Que pense aujourd’hui Gérard Poitou, de cette collaboration avec Roger Toulouse ? « Le tournage a duré cinq ans, cinq années qui m’ont offert l’opportunité de le rencontrer régulièrement. Je dois avouer que j’aurais par-dessus tout aimé que toutes ces rencontres, dont le tournage était un prétexte, se soient poursuivies plus longtemps. Nous nous sommes revus après ce travail. Roger est venu à la maison et a même félicité gentiment mon fils pour ses dessins qu’il lui avait montrés. Oui, après sa disparition, je me suis dit que j’aurais voulu le voir plus, profiter davantage de la rencontre avec un tel homme. »

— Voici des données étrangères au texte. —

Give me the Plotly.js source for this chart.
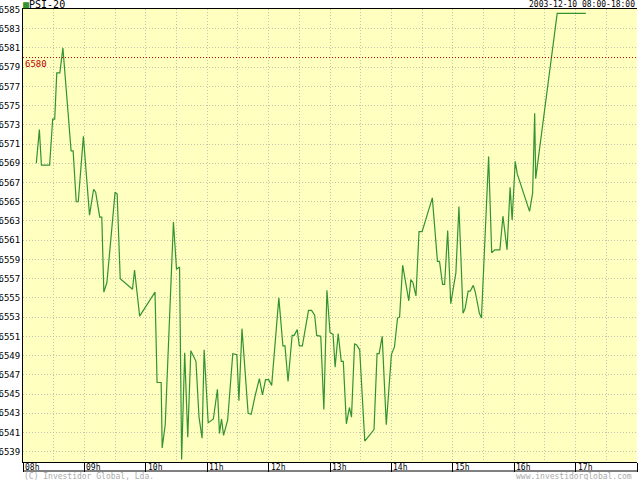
<!DOCTYPE html>
<html>
<head>
<meta charset="utf-8">
<script src="https://cdn.plot.ly/plotly-3.0.1.min.js"></script>
<style>html,body{margin:0;padding:0;background:#fff;}#chart{width:640px;height:480px;}</style>
</head>
<body>
<div id="chart"></div>
<script>
var day = "2003-12-10";
var times = ["08:13","08:16","08:18","08:26","08:29","08:31","08:33","08:36","08:39","08:47","08:49","08:52","08:54","08:59",
"09:05","09:09","09:11","09:15","09:17","09:19","09:22","09:30","09:32","09:35","09:47","09:49","09:54",
"10:09","10:11","10:15","10:16","10:19","10:27","10:30","10:33","10:35","10:38","10:41","10:44","10:49","10:52","10:55","10:57",
"11:01","11:06","11:10","11:12","11:14","11:16","11:20","11:25","11:29","11:31","11:34","11:40","11:43","11:47","11:51","11:54","11:57",
"12:00","12:03","12:10","12:14","12:16","12:19","12:23","12:25","12:28","12:30","12:33","12:39","12:42","12:45","12:47","12:51","12:54","12:57",
"13:00","13:03","13:05","13:08","13:11","13:13","13:16","13:19","13:21","13:24","13:26","13:29","13:34","13:43","13:46","13:48","13:51","13:55",
"14:00","14:03","14:06","14:08","14:11","14:17","14:19","14:21","14:24","14:27","14:30","14:40","14:45","14:47","14:50","14:52","14:55","14:58",
"15:03","15:06","15:10","15:12","15:15","15:17","15:20","15:22","15:26","15:28","15:35","15:38","15:41","15:46","15:49","15:53","15:56","15:58",
"16:01","16:03","16:15","16:18","16:20","16:21","16:42","17:10"];
var values = [6569.0,6572.5,6568.8,6568.8,6573.6,6573.6,6578.4,6578.4,6581.0,6570.3,6570.3,6565.0,6565.0,6571.8,
6563.6,6566.3,6566.0,6563.4,6563.4,6555.6,6556.6,6566.0,6565.8,6557.0,6555.9,6557.9,6553.1,
6555.6,6546.2,6546.2,6539.4,6541.8,6562.9,6558.0,6558.2,6538.2,6549.3,6540.5,6549.5,6548.4,6542.6,6540.4,6549.6,
6542.0,6542.4,6545.5,6540.9,6542.4,6540.7,6542.3,6549.2,6549.1,6544.3,6551.8,6543.0,6542.9,6544.9,6546.6,6544.9,6546.5,
6546.5,6545.9,6555.0,6550.0,6550.0,6546.3,6551.1,6551.1,6551.7,6550.0,6550.0,6553.7,6553.7,6553.2,6551.1,6551.0,6543.4,6555.8,
6551.4,6551.2,6547.8,6551.3,6548.4,6548.4,6541.9,6543.6,6542.6,6550.2,6550.1,6549.6,6540.1,6541.3,6549.2,6549.2,6551.0,6541.8,
6549.1,6549.9,6552.9,6553.0,6558.4,6554.7,6556.9,6556.6,6555.2,6561.9,6561.9,6565.4,6558.8,6558.8,6556.4,6556.4,6562.0,6554.4,
6557.6,6564.5,6553.4,6553.9,6555.7,6555.7,6556.3,6555.6,6553.4,6552.9,6569.7,6559.7,6560.0,6560.0,6563.5,6560.0,6566.5,6563.1,
6569.2,6567.9,6564.0,6565.9,6574.2,6567.4,6584.6,6584.6];
var hourLabels = ["08h","09h","10h","11h","12h","13h","14h","15h","16h","17h"];
var hourTimes = ["08:00","09:00","10:00","11:00","12:00","13:00","14:00","15:00","16:00","17:00"];
var yTicks = [];
for (var v = 6539; v <= 6585; v += 2) yTicks.push(v);
var refLevel = 6580;
var seriesName = "PSI-20";
var titleText = "2003-12-10 08:00-18:00";
var copyText = "(C) Investidor Global, Lda.";
var siteText = "www.investidorglobal.com";

var font = "DejaVu Sans Mono, monospace";
var green = "#339333";
var gridCol = "#c4c4b0";
var dotDash = "1px,2px";

var trace = {
  x: times.map(function(t){return day + " " + t;}),
  y: values,
  type: "scatter",
  mode: "lines",
  line: {color: green, width: 1.2},
  hoverinfo: "skip"
};

var annotations = [];
hourLabels.forEach(function(l, i){
  annotations.push({x: day + " " + hourTimes[i], xref: "x", y: -0.0005, yref: "paper",
    text: l, showarrow: false, xanchor: "left", yanchor: "top", xshift: 1, borderpad: 0,
    font: {family: font, size: 8, color: "#000"}});
});
annotations.push({x: 0, xref: "paper", y: refLevel, yref: "y", text: String(refLevel), showarrow: false,
  xanchor: "left", yanchor: "top", xshift: 1, yshift: 0, borderpad: 0, font: {family: font, size: 9, color: "#bb0000"}});
annotations.push({x: -0.002, xref: "paper", y: 1.0099, yref: "paper", showarrow: false, xanchor: "left", yanchor: "middle",
  borderpad: 0, text: '<span style="color:' + green + '">■</span>' + seriesName, font: {family: font, size: 10, color: "#000"}});
annotations.push({x: 0.9985, xref: "paper", y: 1.0099, yref: "paper", showarrow: false, xanchor: "right", yanchor: "middle",
  borderpad: 0, text: titleText, font: {family: font, size: 8, color: "#000"}});
annotations.push({x: 0, xref: "paper", y: -0.031, yref: "paper", showarrow: false, xanchor: "left", yanchor: "middle",
  borderpad: 0, text: copyText, font: {family: font, size: 8, color: "#aaaaaa"}});
annotations.push({x: 0.994, xref: "paper", y: -0.031, yref: "paper", showarrow: false, xanchor: "right", yanchor: "middle",
  borderpad: 0, text: siteText, font: {family: font, size: 8, color: "#aaaaaa"}});

var layout = {
  width: 640, height: 480,
  margin: {l: 23, r: 3, t: 9, b: 18, pad: 0},
  paper_bgcolor: "#ffffff",
  plot_bgcolor: "#ffffc0",
  showlegend: false,
  xaxis: {
    type: "date",
    range: [day + " 08:00", day + " 18:00"],
    tick0: day + " 08:00", dtick: 3600000,
    ticks: "outside", ticklen: 9, tickcolor: "#000", tickwidth: 1,
    showticklabels: false,
    showgrid: true, gridcolor: gridCol, griddash: dotDash, gridwidth: 1,
    minor: {dtick: 1800000, tick0: day + " 08:00", showgrid: true, gridcolor: gridCol, griddash: dotDash, gridwidth: 1, ticks: ""},
    showline: true, linecolor: "#000", linewidth: 1, mirror: true,
    zeroline: false, fixedrange: true
  },
  yaxis: {
    range: [6537.93, 6585.05],
    tickmode: "array", tickvals: yTicks, ticktext: yTicks.map(String),
    ticks: "", ticklabelstandoff: 0,
    tickfont: {family: font, size: 9, color: "#000"},
    showgrid: true, gridcolor: gridCol, griddash: dotDash, gridwidth: 1,
    showline: true, linecolor: "#000", linewidth: 1,
    zeroline: false, fixedrange: true
  },
  shapes: [
    {type: "line", xref: "paper", yref: "y", x0: 0, x1: 1, y0: refLevel, y1: refLevel,
     line: {color: "#bb0000", width: 1, dash: "1px,2px"}},
    {type: "line", xref: "paper", yref: "paper", x0: 0, x1: 1, y0: -0.0199, y1: -0.0199,
     line: {color: "#000", width: 1}}
  ],
  annotations: annotations
};

Plotly.newPlot("chart", [trace], layout, {staticPlot: true, displayModeBar: false});
</script>
</body>
</html>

« Un film qu’il voulait de mémoire collective »
Que pense-t-il encore de l’exposition proposée au Théâtre d’Orléans proposée par Abel Moittié et Jean-Louis Gautreau?
« Roger Toulouse était à la fois très curieux de tout et rigoureux dans sa ligne de conduite très personnelle. Il ne se laissait pas avoir par les modes du temps et assumait sa marginalité. Chez Roger, il y avait du doute tout comme parfois de l’humour polisson. Cet artiste a manqué de reconnaissance, il était respecté mais n’était pas forcément perçu à sa juste valeur. Sa quête n’était pas celle de la célébrité. Ce film, il le voulait comme un film de mémoire collective, celle d’un groupe d’artistes de grande notoriété qui se reconnaissaient mais avec des égos très humbles. Roger était sûr de lui, curieux de la vie sociale. Cette exposition restitue bien le côté original d’une création et, de manière toute personnelle, les différents styles de l’œuvre d’une vie. Ce qui me touche, personnellement, est bien l’évocation, dans un lieu d’animation vivant, de cet artiste solitaire et ouvert, animé par une constante fidélité à sa propre recherche ».
Jean-Dominique Burtin.
*Gérard Poitou, responsable de la rubrique culture pour
magcentre.fr, récemment désigné pour rejoindre le conseil d’administration des Amis des Musées d’Orléans, et président de l’association Tricollectif, l’un des fers de lance de la création musical jazz à Orléans et au-delà, fut le gérant d’une société de production audiovisuelle, Prospective Image, avec laquelle il capta notamment la « Mass » , de Bernstein, donnée par l’Orchestre symphonique d’Orléans au Vinci, à Tours, sous la direction de Jean-Marc Cochereau. Il y était assisté, en régie, par
Simon Proust, brillant chef que l’on connaît aujourd’hui.
Exposition Roger Toulouse (1918-1994),
« Une création novatrice inscrite dans son siècle ».
Galerie du Théâtre d’Orléans. Jusqu’au au 18 mars 2018.
Du mardi au samedi, de 13 h à 19 h et les soirs de spectacle, jusqu’à 23 h.